Key Can’t Cut EU Deal as TPPA Truth Emerges

Press Release – New Zealand First Party

As the Prime Minister tries to distract with talk of a European Union free trade deal, New Zealand First warns that wording of the TPPA may further water that deal down.
Rt Hon Winston Peters

New Zealand First Leader

Member of Parliament for Northland
28 OCTOBER 2015
Key Can’t Cut EU Deal as TPPA Truth Emerges

As the Prime Minister tries to distract with talk of a European Union free trade deal, New Zealand First warns that wording of the TPPA may further water that deal down.

“US legislators are growing uneasy over the lack of details on the TPPA and we should too, given it was supposedly a ‘done deal’ 22 days ago,” says New Zealand First Leader and Member of Parliament for Northland Rt Hon Winston Peters.

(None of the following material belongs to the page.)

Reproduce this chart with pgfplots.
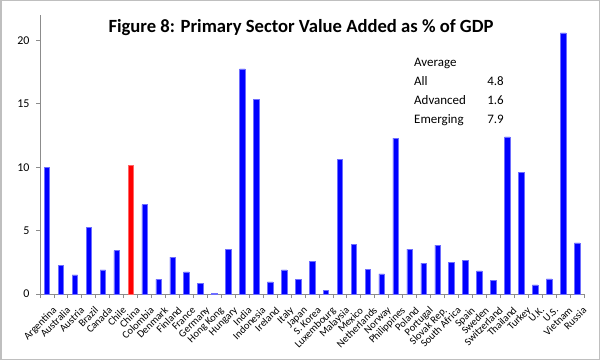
\documentclass[border=0pt]{standalone}
\usepackage{fontspec}
\setmainfont{Carlito}
\usepackage{pgfplots}
\pgfplotsset{compat=1.18}
\definecolor{barblue}{RGB}{0,0,255}
\definecolor{baredge}{RGB}{110,110,255}
\definecolor{axisgray}{RGB}{140,140,140}
\begin{document}
\begin{tikzpicture}
\useasboundingbox (0,0) rectangle (600bp,360bp);
\fill[white] (0,0) rectangle (600bp,360bp);
\draw[black!25, line width=1.5bp] (0.75bp,0.75bp) rectangle (599.25bp,359.25bp);
\begin{axis}[
  at={(40bp,66bp)}, anchor=south west,
  scale only axis, width=544bp, height=279bp,
  xmin=-0.5, xmax=38.5, ymin=0, ymax=22,
  axis lines*=left,
  axis line style={axisgray, line width=0.8bp},
  ybar, bar width=5.5bp, bar shift=0pt,
  ytick={0,5,10,15,20},
  yticklabel style={font=\fontsize{12}{12}\selectfont, xshift=-3bp},
  y tick style={axisgray, line width=0.8bp},
  tick align=outside, major tick length=4bp,
  xtick={0,...,38},
  x tick style={draw=none},
  xticklabels={Argentina,Australia,Austria,Brazil,Canada,Chile,China,Colombia,Denmark,Finland,France,Germany,Hong Kong,Hungary,India,Indonesia,Ireland,Italy,Japan,S. Korea,Luxembourg,Malaysia,Mexico,Netherlands,Norway,Philippines,Poland,Portugal,Slovak Rep.,South Africa,Spain,Sweden,Switzerland,Thailand,Turkey,U.K.,U.S.,Vietnam,Russia},
  xticklabel style={rotate=45, anchor=north east, font=\fontsize{10.5}{10.5}\selectfont, inner sep=0.5bp, xshift=-1.5bp, yshift=-8.5bp},
  extra x ticks={-0.5,0.5,...,38.5},
  extra x tick labels={},
  extra x tick style={x tick style={draw=axisgray, line width=0.8bp}, major tick length=4bp},
  /pgf/number format/assume math mode=true,
  clip=false,
]
\addplot[fill=barblue, draw=baredge, line width=0.5bp] coordinates {
(0,10.0) (1,2.27) (2,1.5) (3,5.27) (4,1.9) (5,3.42) (7,7.04) (8,1.16) (9,2.9) (10,1.74)
(11,0.85) (12,0.05) (13,3.53) (14,17.76) (15,15.34) (16,0.95) (17,1.9) (18,1.16) (19,2.55) (20,0.29)
(21,10.6) (22,3.93) (23,1.95) (24,1.58) (25,12.3) (26,3.53) (27,2.43) (28,3.85) (29,2.48) (30,2.66)
(31,1.82) (32,1.1) (33,12.39) (34,9.59) (35,0.71) (36,1.19) (37,20.6) (38,4.03)
};
\addplot[fill=red, draw=red!60!white, line width=0.5bp] coordinates {(6,10.12)};
\end{axis}
\node[font=\fontsize{18.7}{18.7}\selectfont\bfseries, anchor=base] at (301bp,327bp) {Figure 8: Primary Sector Value Added as \% of GDP};
\begin{scope}[every node/.style={font=\fontsize{13}{13}\selectfont, inner sep=0pt}]
\node[anchor=base west] at (414bp,293.5bp) {Average};
\node[anchor=base west] at (414bp,274bp) {All};
\node[anchor=base west] at (414bp,255.7bp) {Advanced};
\node[anchor=base west] at (414bp,236.7bp) {Emerging};
\node[anchor=base east] at (504bp,274bp) {4.8};
\node[anchor=base east] at (504bp,255.7bp) {1.6};
\node[anchor=base east] at (504bp,236.7bp) {7.9};
\end{scope}
\end{tikzpicture}
\end{document}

“Since Trade Minister Tim Groser blew his TPPA trumpet, Stephen Harper and his party are no longer running Canada. We can add that the TPPA is still being drafted by the so-called ‘experts’. It then has to be translated into Spanish and French before legal checks.

“How can we take talk of a deal with the European Union seriously, when TPPA details continue to dribble out? The latest from Japan’s Ministry of Agriculture, Forestry and Fisheries only goes to prove that the joke is on us.

“On dairy we went into the TPPA talking like Charles Atlas, but ended up negotiating like the 70-pound weakling.

“Japan is opening up its domestic market to just 3,188 tons of butter and skim milk powder. It will take five years before it reaches 3,719 tons in each category, which is a pathetically small volume.

“With butter and skim milk powder, the Japanese market will see New Zealand, the US, Canada and Australia, fight it out for a ‘prize’ that’s only slightly heavier than one Olympic-sized pool in each category.

“We thought it was hard to top the South Korea deal, but according to the Japanese, we’ve agreed that tariffs will remain. It will not be lost on the EU, or our farmers, that instead of fighting tariffs, subsidies and quotas, New Zealand now legitimises them.

“It should also prove to the media and commentariat that the devil is always in the detail,” says Mr Peters.